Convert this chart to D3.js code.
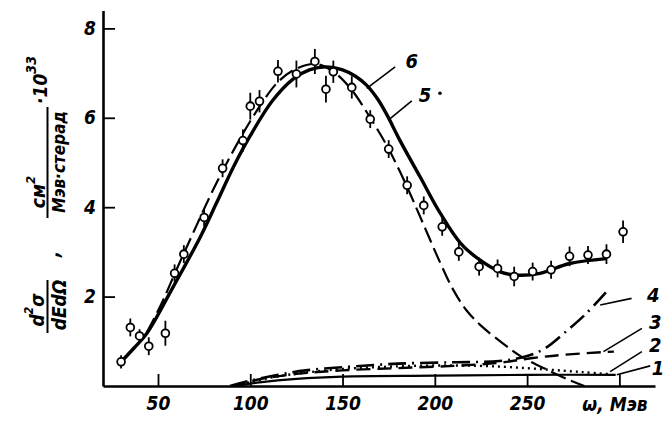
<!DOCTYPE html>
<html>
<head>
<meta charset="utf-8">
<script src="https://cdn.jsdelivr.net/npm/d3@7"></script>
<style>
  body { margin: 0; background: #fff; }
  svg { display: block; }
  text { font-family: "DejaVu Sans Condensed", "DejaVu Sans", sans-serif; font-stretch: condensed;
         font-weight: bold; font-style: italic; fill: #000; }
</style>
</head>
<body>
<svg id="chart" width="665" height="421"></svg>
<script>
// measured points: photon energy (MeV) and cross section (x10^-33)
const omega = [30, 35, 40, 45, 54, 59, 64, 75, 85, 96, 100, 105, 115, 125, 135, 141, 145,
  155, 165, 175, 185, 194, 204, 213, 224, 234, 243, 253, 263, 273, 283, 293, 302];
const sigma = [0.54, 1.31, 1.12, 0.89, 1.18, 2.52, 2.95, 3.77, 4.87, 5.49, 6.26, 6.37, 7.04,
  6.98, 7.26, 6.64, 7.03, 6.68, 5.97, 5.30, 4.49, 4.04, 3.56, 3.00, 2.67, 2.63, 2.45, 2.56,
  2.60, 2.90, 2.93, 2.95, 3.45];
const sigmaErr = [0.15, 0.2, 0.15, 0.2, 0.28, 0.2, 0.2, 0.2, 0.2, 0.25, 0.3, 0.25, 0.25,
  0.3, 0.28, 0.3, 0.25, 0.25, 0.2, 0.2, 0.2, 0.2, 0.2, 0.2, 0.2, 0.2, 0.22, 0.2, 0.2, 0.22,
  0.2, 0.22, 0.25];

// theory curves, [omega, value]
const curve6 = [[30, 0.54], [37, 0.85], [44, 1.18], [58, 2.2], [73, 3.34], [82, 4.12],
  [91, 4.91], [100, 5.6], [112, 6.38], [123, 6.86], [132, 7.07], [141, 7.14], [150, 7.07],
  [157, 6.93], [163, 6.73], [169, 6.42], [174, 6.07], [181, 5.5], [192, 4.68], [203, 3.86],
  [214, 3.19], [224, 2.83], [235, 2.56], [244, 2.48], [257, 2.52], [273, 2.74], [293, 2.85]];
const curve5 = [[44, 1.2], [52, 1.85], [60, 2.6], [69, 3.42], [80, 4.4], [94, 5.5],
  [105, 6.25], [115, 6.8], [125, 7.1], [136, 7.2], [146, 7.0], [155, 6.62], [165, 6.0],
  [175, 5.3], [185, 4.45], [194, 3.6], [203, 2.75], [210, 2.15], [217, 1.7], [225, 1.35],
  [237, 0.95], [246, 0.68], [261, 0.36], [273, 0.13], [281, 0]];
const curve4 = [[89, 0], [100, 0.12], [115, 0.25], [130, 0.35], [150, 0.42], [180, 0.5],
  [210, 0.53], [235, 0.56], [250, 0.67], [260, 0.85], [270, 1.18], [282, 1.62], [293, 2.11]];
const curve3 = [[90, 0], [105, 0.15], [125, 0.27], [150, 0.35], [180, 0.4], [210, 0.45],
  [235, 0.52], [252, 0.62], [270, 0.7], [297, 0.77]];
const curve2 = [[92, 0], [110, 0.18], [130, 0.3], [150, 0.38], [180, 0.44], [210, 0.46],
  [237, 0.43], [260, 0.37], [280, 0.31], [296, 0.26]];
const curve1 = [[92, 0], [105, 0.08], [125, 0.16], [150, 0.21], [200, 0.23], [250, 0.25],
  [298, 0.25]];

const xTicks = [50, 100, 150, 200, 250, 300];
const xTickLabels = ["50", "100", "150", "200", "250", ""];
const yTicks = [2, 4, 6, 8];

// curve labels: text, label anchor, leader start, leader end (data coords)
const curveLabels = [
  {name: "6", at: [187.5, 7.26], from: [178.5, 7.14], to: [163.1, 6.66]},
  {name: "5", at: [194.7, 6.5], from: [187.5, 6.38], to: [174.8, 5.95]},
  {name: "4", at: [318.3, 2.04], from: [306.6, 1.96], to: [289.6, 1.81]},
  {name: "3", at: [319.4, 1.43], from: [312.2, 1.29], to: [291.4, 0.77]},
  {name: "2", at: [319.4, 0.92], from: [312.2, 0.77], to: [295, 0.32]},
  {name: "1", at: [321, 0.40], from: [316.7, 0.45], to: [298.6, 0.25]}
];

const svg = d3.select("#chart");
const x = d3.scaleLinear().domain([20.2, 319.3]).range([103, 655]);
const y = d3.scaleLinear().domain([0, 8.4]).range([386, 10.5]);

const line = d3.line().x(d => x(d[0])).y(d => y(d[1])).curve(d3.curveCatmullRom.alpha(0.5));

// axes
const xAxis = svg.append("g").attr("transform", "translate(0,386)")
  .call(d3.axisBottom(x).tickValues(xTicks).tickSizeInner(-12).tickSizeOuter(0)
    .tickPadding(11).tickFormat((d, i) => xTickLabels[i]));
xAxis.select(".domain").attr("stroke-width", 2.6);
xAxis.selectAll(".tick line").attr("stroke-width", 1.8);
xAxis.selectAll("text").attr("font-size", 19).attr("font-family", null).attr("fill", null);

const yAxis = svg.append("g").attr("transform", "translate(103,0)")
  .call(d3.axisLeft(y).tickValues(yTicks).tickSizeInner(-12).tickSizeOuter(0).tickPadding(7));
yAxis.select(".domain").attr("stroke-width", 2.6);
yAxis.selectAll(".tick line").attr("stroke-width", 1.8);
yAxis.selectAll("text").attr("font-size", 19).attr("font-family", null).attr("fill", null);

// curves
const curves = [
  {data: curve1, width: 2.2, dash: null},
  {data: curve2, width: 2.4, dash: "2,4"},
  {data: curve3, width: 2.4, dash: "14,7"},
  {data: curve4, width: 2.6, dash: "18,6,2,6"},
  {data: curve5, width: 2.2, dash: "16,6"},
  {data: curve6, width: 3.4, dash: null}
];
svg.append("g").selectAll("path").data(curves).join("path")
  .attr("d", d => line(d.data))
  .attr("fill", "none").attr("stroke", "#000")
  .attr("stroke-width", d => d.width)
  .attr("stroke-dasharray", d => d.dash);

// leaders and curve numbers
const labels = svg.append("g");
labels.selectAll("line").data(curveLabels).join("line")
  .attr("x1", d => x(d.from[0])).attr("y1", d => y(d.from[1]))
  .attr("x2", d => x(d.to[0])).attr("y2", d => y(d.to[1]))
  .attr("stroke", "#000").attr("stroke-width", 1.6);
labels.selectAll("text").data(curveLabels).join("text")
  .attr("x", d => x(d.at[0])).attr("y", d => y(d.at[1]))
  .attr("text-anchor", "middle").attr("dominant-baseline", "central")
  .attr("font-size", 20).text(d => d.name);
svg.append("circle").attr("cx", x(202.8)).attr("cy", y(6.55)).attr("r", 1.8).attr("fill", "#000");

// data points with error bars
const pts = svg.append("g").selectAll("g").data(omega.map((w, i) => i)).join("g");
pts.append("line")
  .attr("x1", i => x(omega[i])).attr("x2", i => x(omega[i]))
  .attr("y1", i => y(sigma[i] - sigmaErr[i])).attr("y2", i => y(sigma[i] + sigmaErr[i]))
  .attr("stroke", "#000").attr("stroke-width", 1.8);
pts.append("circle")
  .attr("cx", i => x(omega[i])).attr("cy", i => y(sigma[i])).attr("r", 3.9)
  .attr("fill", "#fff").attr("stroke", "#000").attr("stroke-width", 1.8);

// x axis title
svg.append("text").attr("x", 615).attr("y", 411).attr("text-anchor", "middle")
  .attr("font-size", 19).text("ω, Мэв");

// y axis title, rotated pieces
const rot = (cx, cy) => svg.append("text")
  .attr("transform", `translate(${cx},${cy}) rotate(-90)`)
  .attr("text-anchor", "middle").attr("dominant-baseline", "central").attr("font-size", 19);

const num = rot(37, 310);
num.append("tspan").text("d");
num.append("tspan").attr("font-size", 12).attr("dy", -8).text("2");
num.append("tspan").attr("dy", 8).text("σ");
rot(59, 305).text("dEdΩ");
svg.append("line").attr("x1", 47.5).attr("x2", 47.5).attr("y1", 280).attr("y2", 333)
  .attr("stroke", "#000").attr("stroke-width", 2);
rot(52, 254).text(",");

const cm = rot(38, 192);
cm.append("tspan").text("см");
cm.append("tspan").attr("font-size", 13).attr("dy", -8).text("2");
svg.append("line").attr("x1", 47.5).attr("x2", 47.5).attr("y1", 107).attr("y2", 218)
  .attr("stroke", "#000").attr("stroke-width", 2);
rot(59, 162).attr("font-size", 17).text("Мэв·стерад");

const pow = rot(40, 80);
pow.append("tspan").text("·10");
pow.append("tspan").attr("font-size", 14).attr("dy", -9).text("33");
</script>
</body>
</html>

#####

- **WRITTEN PROBLEM**
Without the pictures, please reproduce each line of the listing above exactly, from the first one through the line bearing "0.2, 0.22, 0.25];".

- **COMPLETED TASK**
Convert this chart to D3.js code.
<!DOCTYPE html>
<html>
<head>
<meta charset="utf-8">
<script src="https://cdn.jsdelivr.net/npm/d3@7"></script>
<style>
  body { margin: 0; background: #fff; }
  svg { display: block; }
  text { font-family: "DejaVu Sans Condensed", "DejaVu Sans", sans-serif; font-stretch: condensed;
         font-weight: bold; font-style: italic; fill: #000; }
</style>
</head>
<body>
<svg id="chart" width="665" height="421"></svg>
<script>
// measured points: photon energy (MeV) and cross section (x10^-33)
const omega = [30, 35, 40, 45, 54, 59, 64, 75, 85, 96, 100, 105, 115, 125, 135, 141, 145,
  155, 165, 175, 185, 194, 204, 213, 224, 234, 243, 253, 263, 273, 283, 293, 302];
const sigma = [0.54, 1.31, 1.12, 0.89, 1.18, 2.52, 2.95, 3.77, 4.87, 5.49, 6.26, 6.37, 7.04,
  6.98, 7.26, 6.64, 7.03, 6.68, 5.97, 5.30, 4.49, 4.04, 3.56, 3.00, 2.67, 2.63, 2.45, 2.56,
  2.60, 2.90, 2.93, 2.95, 3.45];
const sigmaErr = [0.15, 0.2, 0.15, 0.2, 0.28, 0.2, 0.2, 0.2, 0.2, 0.25, 0.3, 0.25, 0.25,
  0.3, 0.28, 0.3, 0.25, 0.25, 0.2, 0.2, 0.2, 0.2, 0.2, 0.2, 0.2, 0.2, 0.22, 0.2, 0.2, 0.22,
  0.2, 0.22, 0.25];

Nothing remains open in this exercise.